In a scene that has become all too familiar over the past year, a group of five fishermen who had endured more than a year in forced labour on a Thai fishing vessel returned to an emotional reunion with their families in Phnom Penh last night.

The men flew into the capital’s international airport from Indonesia, where the boat they worked on was found illegally fishing.

Sim Yeng, 32, from Kandal province, said he had gone to Thailand believing that a broker in his village had found him work at a high salary for one year.


Instead, he ended up working for nothing on a fishing boat.

“It was a very difficult job on the boat. They gave us no time to rest, even though we worked day and night,” Yeng said.

“I did not get a salary, so I decided to escape. I came back home to see my family.”

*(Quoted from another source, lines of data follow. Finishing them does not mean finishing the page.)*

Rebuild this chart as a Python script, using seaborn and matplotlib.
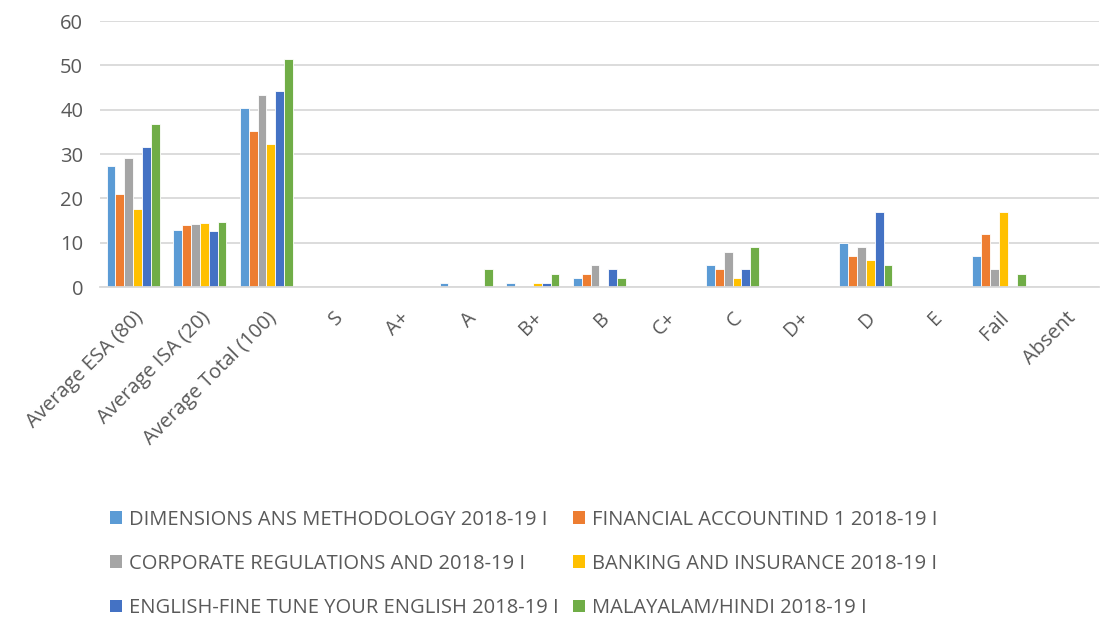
import matplotlib
matplotlib.use("Agg")
import matplotlib.pyplot as plt
import seaborn as sns
import pandas as pd
from matplotlib.patches import Patch

categories = ["Average ESA (80)", "Average ISA (20)", "Average Total (100)", "S", "A+", "A",
              "B+", "B", "C+", "C", "D+", "D", "E", "Fail", "Absent"]

series = [
    "DIMENSIONS ANS METHODOLOGY 2018-19 I",
    "FINANCIAL ACCOUNTIND 1 2018-19 I",
    "CORPORATE REGULATIONS AND 2018-19 I",
    "BANKING AND INSURANCE 2018-19 I",
    "ENGLISH-FINE TUNE YOUR ENGLISH 2018-19 I",
    "MALAYALAM/HINDI 2018-19 I",
]

dimensions = [27.4, 12.9, 40.3, 0, 0, 1, 1, 2, 0, 5, 0, 10, 0, 7, 0]
financial = [21.1, 14.1, 35.2, 0, 0, 0, 0, 3, 0, 4, 0, 7, 0, 12, 0]
corporate = [29.1, 14.3, 43.4, 0, 0, 0, 0, 5, 0, 8, 0, 9, 0, 4, 0]
banking = [17.7, 14.5, 32.3, 0, 0, 0, 1, 0, 0, 2, 0, 6, 0, 17, 0]
english = [31.6, 12.6, 44.2, 0, 0, 0, 1, 4, 0, 4, 0, 17, 0, 0, 0]
malayalam = [36.8, 14.6, 51.5, 0, 0, 4, 3, 2, 0, 9, 0, 5, 0, 3, 0]

colors = ["#5B9BD5", "#ED7D31", "#A5A5A5", "#FFC000", "#4472C4", "#70AD47"]

rows = []
for name, vals in zip(series, [dimensions, financial, corporate, banking, english, malayalam]):
    for cat, v in zip(categories, vals):
        rows.append({"category": cat, "series": name, "value": v})
df = pd.DataFrame(rows)

sns.set_style("white")
plt.rcParams["font.family"] = ["Open Sans", "DejaVu Sans"]
text_color = "#595959"

fig = plt.figure(figsize=(11.1, 6.2), dpi=100)
ax = fig.add_axes([0.09, 0.537, 0.9, 0.429])

sns.barplot(data=df, x="category", y="value", hue="series", order=categories,
            hue_order=series, palette=colors, width=0.8, edgecolor="white",
            linewidth=0.6, saturation=1, legend=False, ax=ax)

ax.set_ylim(0, 60)
ax.set_xlim(-0.5, len(categories) - 0.5)
ax.set_yticks(range(0, 61, 10))
ax.yaxis.grid(True, color="#D9D9D9", linewidth=1.3)
ax.set_axisbelow(True)
for s in ["top", "right", "left"]:
    ax.spines[s].set_visible(False)
ax.spines["bottom"].set_color("#D9D9D9")
ax.spines["bottom"].set_linewidth(1.3)
ax.tick_params(axis="both", length=0, colors=text_color, labelsize=14.5)
ax.tick_params(axis="y", pad=12)
ax.tick_params(axis="x", pad=15)
ax.set_xlabel("")
ax.set_ylabel("")
plt.setp(ax.get_xticklabels(), rotation=45, ha="right", rotation_mode="anchor")

handles = [Patch(facecolor=c, edgecolor="none") for c in colors]
order = [0, 2, 4, 1, 3, 5]
leg = fig.legend([handles[i] for i in order], [series[i] for i in order],
                 loc="upper left", bbox_to_anchor=(0.083, 0.207), ncol=2, frameon=False,
                 fontsize=14.5, handlelength=0.6, handleheight=0.6, handletextpad=0.35,
                 columnspacing=0.7, labelspacing=1.2, labelcolor=text_color)

fig.savefig("out.png", dpi=100)
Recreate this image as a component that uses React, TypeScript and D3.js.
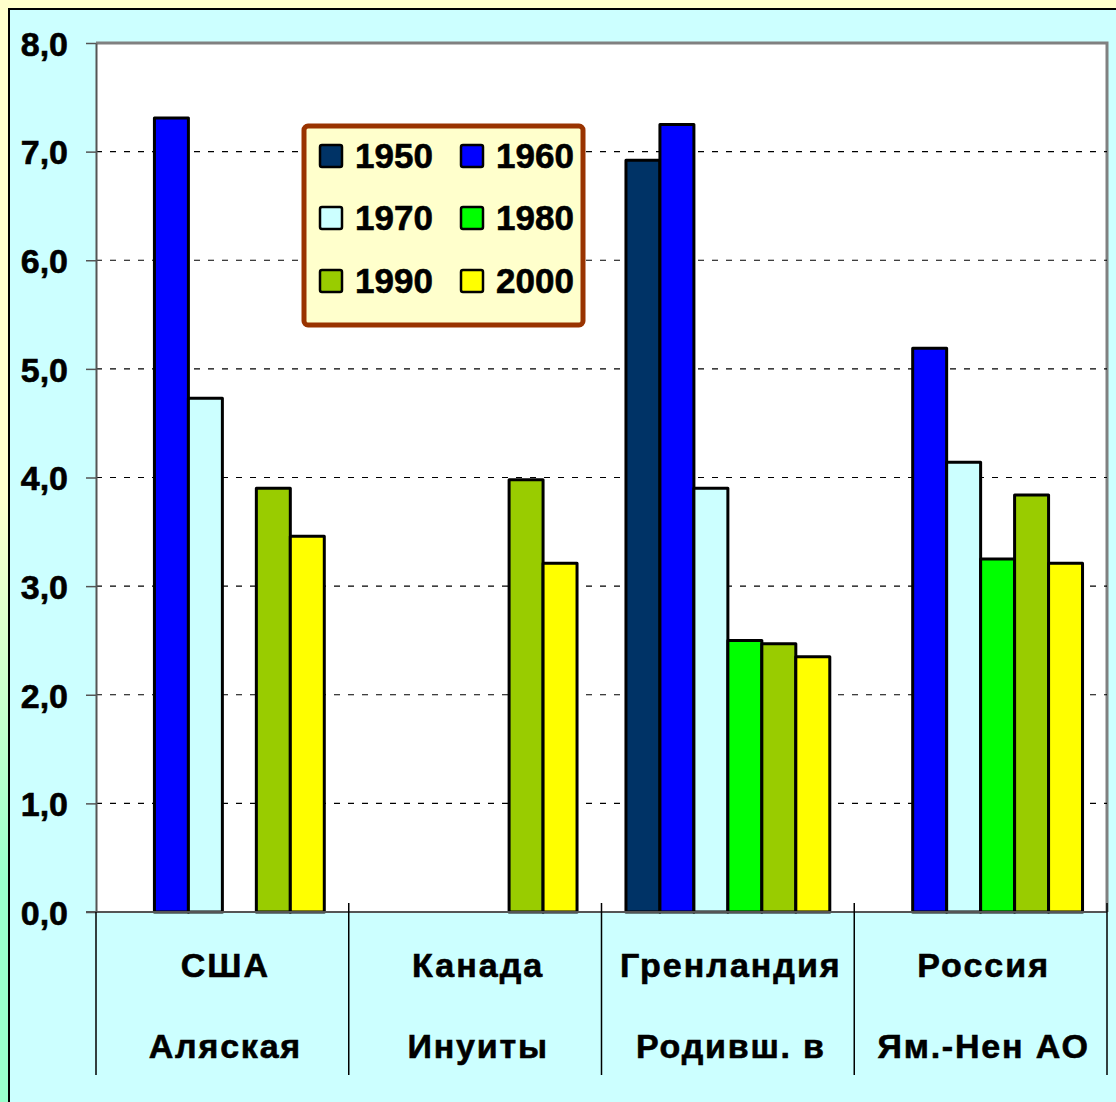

Not knowing Yeng’s whereabouts had caused his family much anxiety, said his sister Sim Ngim, who greeted him at the airport. “I missed my brother so much. My family worried about him so much because he was not safe abroad – but now he’s home.”

Rouen Nam, 24, from Siem Reap province, said that once aboard the fishing vessel, he had been treated as a slave.

“They beat us if we could not complete the work they wanted . . . I swore never to go back for a job abroad. It is my life,” Nam said.

The men are the most recent group of slave labourers to be repatriated after 13 fishermen were rescued from South Africa earlier this month and in July.

“They were mistreated by a boat owner for more than a year and a month in South Africa,” Ministry of Foreign Affairs spokesman Kuy Kong said in a statement.

Lim Mony, from the rights group Adhoc, said Cambodian fishermen continued to be lured by brokers to work in Thailand and other countries including Malaysia, Indonesia and South Africa.

According to the Ministry of Interior, 12,000 Cambodian workers were repatriated from abroad in 2011.